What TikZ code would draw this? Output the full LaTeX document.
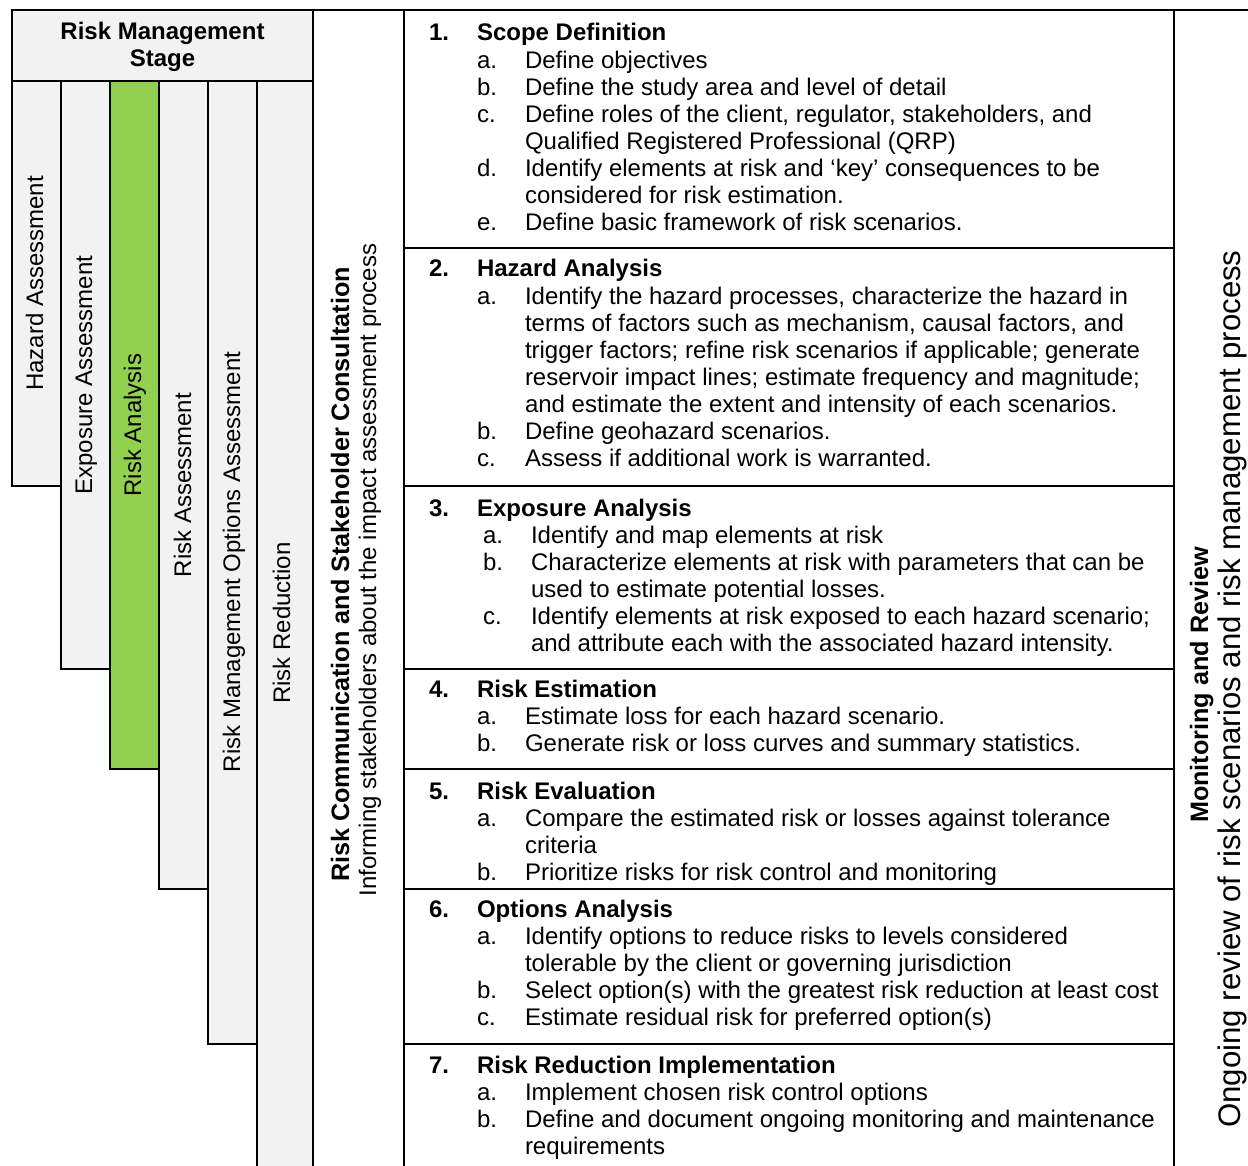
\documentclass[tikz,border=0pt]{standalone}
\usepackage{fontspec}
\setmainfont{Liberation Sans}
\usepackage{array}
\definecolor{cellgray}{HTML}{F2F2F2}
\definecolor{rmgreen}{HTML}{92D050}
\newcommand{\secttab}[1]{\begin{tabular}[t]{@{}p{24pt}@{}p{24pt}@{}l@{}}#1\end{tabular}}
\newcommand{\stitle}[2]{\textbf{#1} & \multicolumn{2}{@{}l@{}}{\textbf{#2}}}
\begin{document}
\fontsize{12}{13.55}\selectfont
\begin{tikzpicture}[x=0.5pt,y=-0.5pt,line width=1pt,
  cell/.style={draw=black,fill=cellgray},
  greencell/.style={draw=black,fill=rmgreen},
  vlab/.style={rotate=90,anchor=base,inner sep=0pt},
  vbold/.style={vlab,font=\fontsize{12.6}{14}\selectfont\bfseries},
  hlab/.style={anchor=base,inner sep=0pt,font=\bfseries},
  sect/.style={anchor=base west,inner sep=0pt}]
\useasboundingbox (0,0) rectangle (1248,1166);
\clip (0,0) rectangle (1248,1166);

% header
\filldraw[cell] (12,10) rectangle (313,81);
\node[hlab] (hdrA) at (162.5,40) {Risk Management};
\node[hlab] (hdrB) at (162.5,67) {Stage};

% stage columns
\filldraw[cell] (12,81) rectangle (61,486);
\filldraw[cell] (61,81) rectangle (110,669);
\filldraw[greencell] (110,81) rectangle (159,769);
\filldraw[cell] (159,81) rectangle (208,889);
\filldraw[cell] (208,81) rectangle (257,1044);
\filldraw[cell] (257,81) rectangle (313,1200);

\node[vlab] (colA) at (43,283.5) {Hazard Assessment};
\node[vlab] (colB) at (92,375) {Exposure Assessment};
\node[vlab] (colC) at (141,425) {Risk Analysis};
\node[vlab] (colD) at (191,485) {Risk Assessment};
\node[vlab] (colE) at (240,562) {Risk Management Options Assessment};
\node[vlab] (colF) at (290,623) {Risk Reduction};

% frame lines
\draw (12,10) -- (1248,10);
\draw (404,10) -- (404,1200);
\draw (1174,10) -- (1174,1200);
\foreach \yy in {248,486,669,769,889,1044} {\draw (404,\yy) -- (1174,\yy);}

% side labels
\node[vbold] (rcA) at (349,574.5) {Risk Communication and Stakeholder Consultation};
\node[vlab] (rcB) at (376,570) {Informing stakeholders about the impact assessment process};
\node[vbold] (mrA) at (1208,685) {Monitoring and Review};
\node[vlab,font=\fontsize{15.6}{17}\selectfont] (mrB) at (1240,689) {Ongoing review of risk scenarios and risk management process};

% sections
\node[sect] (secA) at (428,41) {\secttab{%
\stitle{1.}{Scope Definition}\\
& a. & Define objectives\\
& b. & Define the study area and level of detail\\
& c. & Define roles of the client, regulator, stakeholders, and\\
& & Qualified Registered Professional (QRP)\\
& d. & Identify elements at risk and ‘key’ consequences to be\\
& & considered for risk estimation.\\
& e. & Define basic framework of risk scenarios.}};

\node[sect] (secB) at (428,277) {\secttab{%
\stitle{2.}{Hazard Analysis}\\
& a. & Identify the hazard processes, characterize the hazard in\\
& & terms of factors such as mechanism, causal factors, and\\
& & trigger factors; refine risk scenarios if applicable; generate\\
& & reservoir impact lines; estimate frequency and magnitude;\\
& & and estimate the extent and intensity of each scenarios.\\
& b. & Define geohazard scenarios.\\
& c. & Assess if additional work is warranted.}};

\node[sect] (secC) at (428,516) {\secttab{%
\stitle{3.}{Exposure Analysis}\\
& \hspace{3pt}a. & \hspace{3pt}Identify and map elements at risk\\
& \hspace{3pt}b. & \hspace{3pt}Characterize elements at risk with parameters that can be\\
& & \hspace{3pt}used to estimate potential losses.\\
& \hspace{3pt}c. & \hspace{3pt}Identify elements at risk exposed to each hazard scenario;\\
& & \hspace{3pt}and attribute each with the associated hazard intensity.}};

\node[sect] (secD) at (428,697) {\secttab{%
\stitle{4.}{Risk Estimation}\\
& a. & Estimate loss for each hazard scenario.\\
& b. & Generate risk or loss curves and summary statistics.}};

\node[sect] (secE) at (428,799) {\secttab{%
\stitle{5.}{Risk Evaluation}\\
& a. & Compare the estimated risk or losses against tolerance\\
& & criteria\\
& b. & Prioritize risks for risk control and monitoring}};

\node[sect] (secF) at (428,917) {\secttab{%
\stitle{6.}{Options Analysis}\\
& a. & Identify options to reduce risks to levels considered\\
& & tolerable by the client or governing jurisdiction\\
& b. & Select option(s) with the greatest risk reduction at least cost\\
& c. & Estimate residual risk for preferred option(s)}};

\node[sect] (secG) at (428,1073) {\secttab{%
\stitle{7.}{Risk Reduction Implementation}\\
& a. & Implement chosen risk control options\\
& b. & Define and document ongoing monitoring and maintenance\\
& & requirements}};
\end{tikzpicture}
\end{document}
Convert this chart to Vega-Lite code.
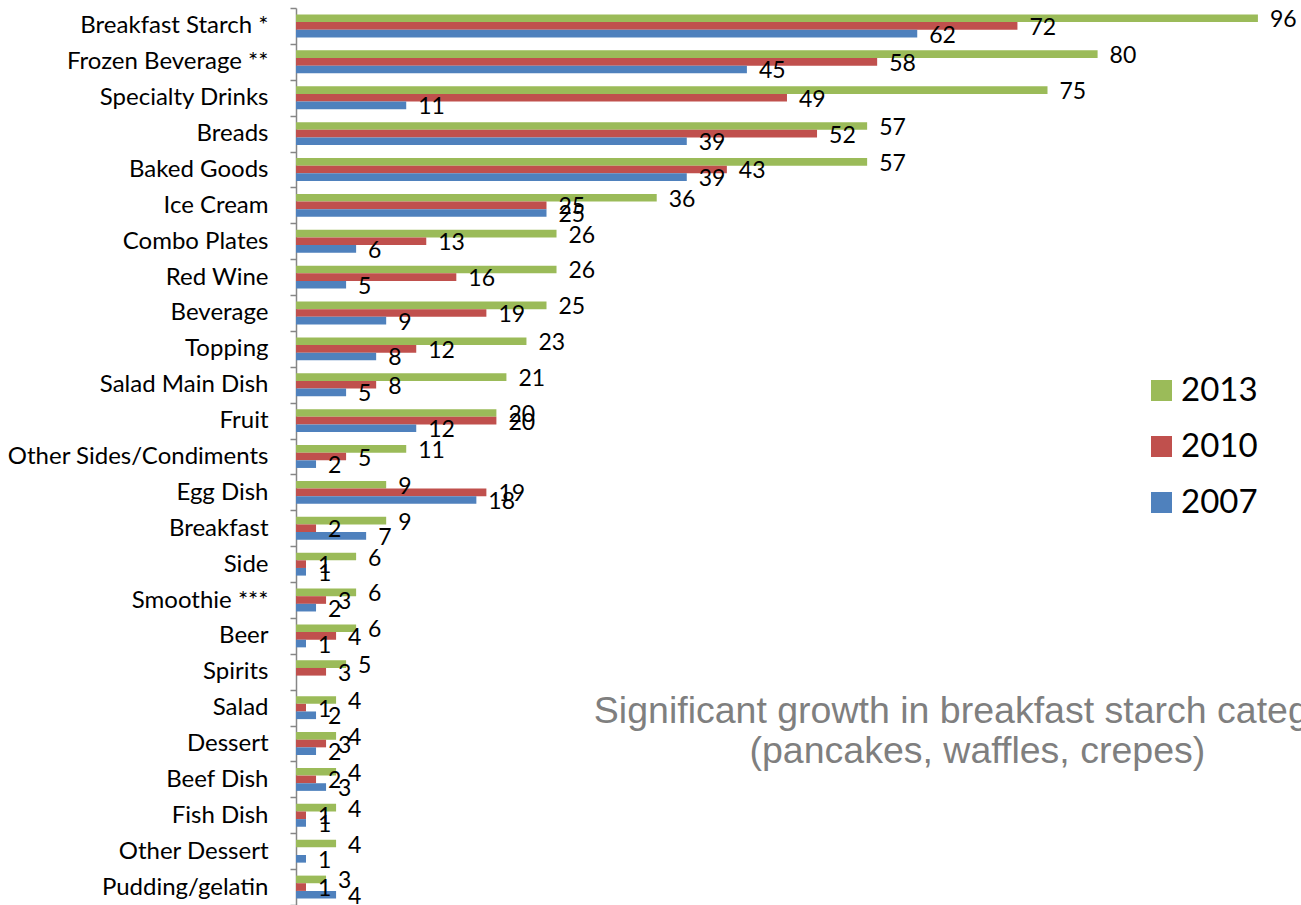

================

§ Task statement
Return all the entries word for word, but omit any pictures they contain.

§ Solution to this task
What TikZ code would draw this? Output the full LaTeX document.
\documentclass[tikz,border=0pt]{standalone}
\usepackage{fontspec}
\setmainfont{Liberation Sans}
\usepackage{array}
\definecolor{cellgray}{HTML}{F2F2F2}
\definecolor{rmgreen}{HTML}{92D050}
\newcommand{\secttab}[1]{\begin{tabular}[t]{@{}p{24pt}@{}p{24pt}@{}l@{}}#1\end{tabular}}
\newcommand{\stitle}[2]{\textbf{#1} & \multicolumn{2}{@{}l@{}}{\textbf{#2}}}
\begin{document}
\fontsize{12}{13.55}\selectfont
\begin{tikzpicture}[x=0.5pt,y=-0.5pt,line width=1pt,
  cell/.style={draw=black,fill=cellgray},
  greencell/.style={draw=black,fill=rmgreen},
  vlab/.style={rotate=90,anchor=base,inner sep=0pt},
  vbold/.style={vlab,font=\fontsize{12.6}{14}\selectfont\bfseries},
  hlab/.style={anchor=base,inner sep=0pt,font=\bfseries},
  sect/.style={anchor=base west,inner sep=0pt}]
\useasboundingbox (0,0) rectangle (1248,1166);
\clip (0,0) rectangle (1248,1166);

% header
\filldraw[cell] (12,10) rectangle (313,81);
\node[hlab] (hdrA) at (162.5,40) {Risk Management};
\node[hlab] (hdrB) at (162.5,67) {Stage};

% stage columns
\filldraw[cell] (12,81) rectangle (61,486);
\filldraw[cell] (61,81) rectangle (110,669);
\filldraw[greencell] (110,81) rectangle (159,769);
\filldraw[cell] (159,81) rectangle (208,889);
\filldraw[cell] (208,81) rectangle (257,1044);
\filldraw[cell] (257,81) rectangle (313,1200);

\node[vlab] (colA) at (43,283.5) {Hazard Assessment};
\node[vlab] (colB) at (92,375) {Exposure Assessment};
\node[vlab] (colC) at (141,425) {Risk Analysis};
\node[vlab] (colD) at (191,485) {Risk Assessment};
\node[vlab] (colE) at (240,562) {Risk Management Options Assessment};
\node[vlab] (colF) at (290,623) {Risk Reduction};

% frame lines
\draw (12,10) -- (1248,10);
\draw (404,10) -- (404,1200);
\draw (1174,10) -- (1174,1200);
\foreach \yy in {248,486,669,769,889,1044} {\draw (404,\yy) -- (1174,\yy);}

% side labels
\node[vbold] (rcA) at (349,574.5) {Risk Communication and Stakeholder Consultation};
\node[vlab] (rcB) at (376,570) {Informing stakeholders about the impact assessment process};
\node[vbold] (mrA) at (1208,685) {Monitoring and Review};
\node[vlab,font=\fontsize{15.6}{17}\selectfont] (mrB) at (1240,689) {Ongoing review of risk scenarios and risk management process};

% sections
\node[sect] (secA) at (428,41) {\secttab{%
\stitle{1.}{Scope Definition}\\
& a. & Define objectives\\
& b. & Define the study area and level of detail\\
& c. & Define roles of the client, regulator, stakeholders, and\\
& & Qualified Registered Professional (QRP)\\
& d. & Identify elements at risk and ‘key’ consequences to be\\
& & considered for risk estimation.\\
& e. & Define basic framework of risk scenarios.}};

\node[sect] (secB) at (428,277) {\secttab{%
\stitle{2.}{Hazard Analysis}\\
& a. & Identify the hazard processes, characterize the hazard in\\
& & terms of factors such as mechanism, causal factors, and\\
& & trigger factors; refine risk scenarios if applicable; generate\\
& & reservoir impact lines; estimate frequency and magnitude;\\
& & and estimate the extent and intensity of each scenarios.\\
& b. & Define geohazard scenarios.\\
& c. & Assess if additional work is warranted.}};

\node[sect] (secC) at (428,516) {\secttab{%
\stitle{3.}{Exposure Analysis}\\
& \hspace{3pt}a. & \hspace{3pt}Identify and map elements at risk\\
& \hspace{3pt}b. & \hspace{3pt}Characterize elements at risk with parameters that can be\\
& & \hspace{3pt}used to estimate potential losses.\\
& \hspace{3pt}c. & \hspace{3pt}Identify elements at risk exposed to each hazard scenario;\\
& & \hspace{3pt}and attribute each with the associated hazard intensity.}};

\node[sect] (secD) at (428,697) {\secttab{%
\stitle{4.}{Risk Estimation}\\
& a. & Estimate loss for each hazard scenario.\\
& b. & Generate risk or loss curves and summary statistics.}};

\node[sect] (secE) at (428,799) {\secttab{%
\stitle{5.}{Risk Evaluation}\\
& a. & Compare the estimated risk or losses against tolerance\\
& & criteria\\
& b. & Prioritize risks for risk control and monitoring}};

\node[sect] (secF) at (428,917) {\secttab{%
\stitle{6.}{Options Analysis}\\
& a. & Identify options to reduce risks to levels considered\\
& & tolerable by the client or governing jurisdiction\\
& b. & Select option(s) with the greatest risk reduction at least cost\\
& c. & Estimate residual risk for preferred option(s)}};

\node[sect] (secG) at (428,1073) {\secttab{%
\stitle{7.}{Risk Reduction Implementation}\\
& a. & Implement chosen risk control options\\
& b. & Define and document ongoing monitoring and maintenance\\
& & requirements}};
\end{tikzpicture}
\end{document}
Convert this chart to Vega-Lite code.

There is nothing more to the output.